En Génova se desarrolló todo un estilo, el barroco genovés, a partir del contacto con la escuela flamenca, ya que había una colonia de mercaderes de esta procedencia; son pintores típicamente genoveses Bernardo Strozzi (1581-1644), Giovanni Benedetto Castiglione, llamado el Grechetto (160-–1664), Gregorio de Ferrari (h. 1647 - 1726) y, ya en el rococó del siglo XVIII, Alessandro Magnasco llamado el Lissandrino (1667–1749).

Incluso Toscana tuvo una pintura propia, más bien clasicista.

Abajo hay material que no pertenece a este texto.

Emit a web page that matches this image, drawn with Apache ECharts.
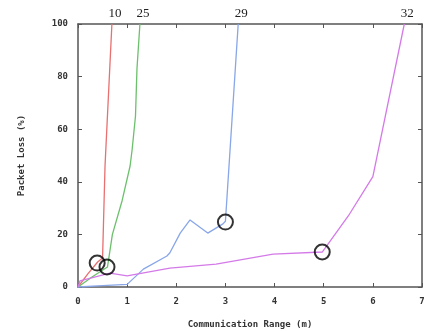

Y, siempre aparte, hay que mencionar a los venecianos, en donde trabaja un pintor alemán, Johann Liss (ca. 1595-ca. 1629) con gran nivel y calidad. A la escuela veneciana pertenece también Evaristo Baschenis (1607-1677), especializado en pintar bodegones de instrumentos musicales. En general, en la Venecia de esta época, lejos del tenebrismo, se mantiene la tradición heredada de Tiziano y Veronés, realizando suntuosos cuadros de paisajes urbanos inundados de luz y color, en un estilo continuo que llegará hasta el siglo XVIII (Guardi y Canaletto).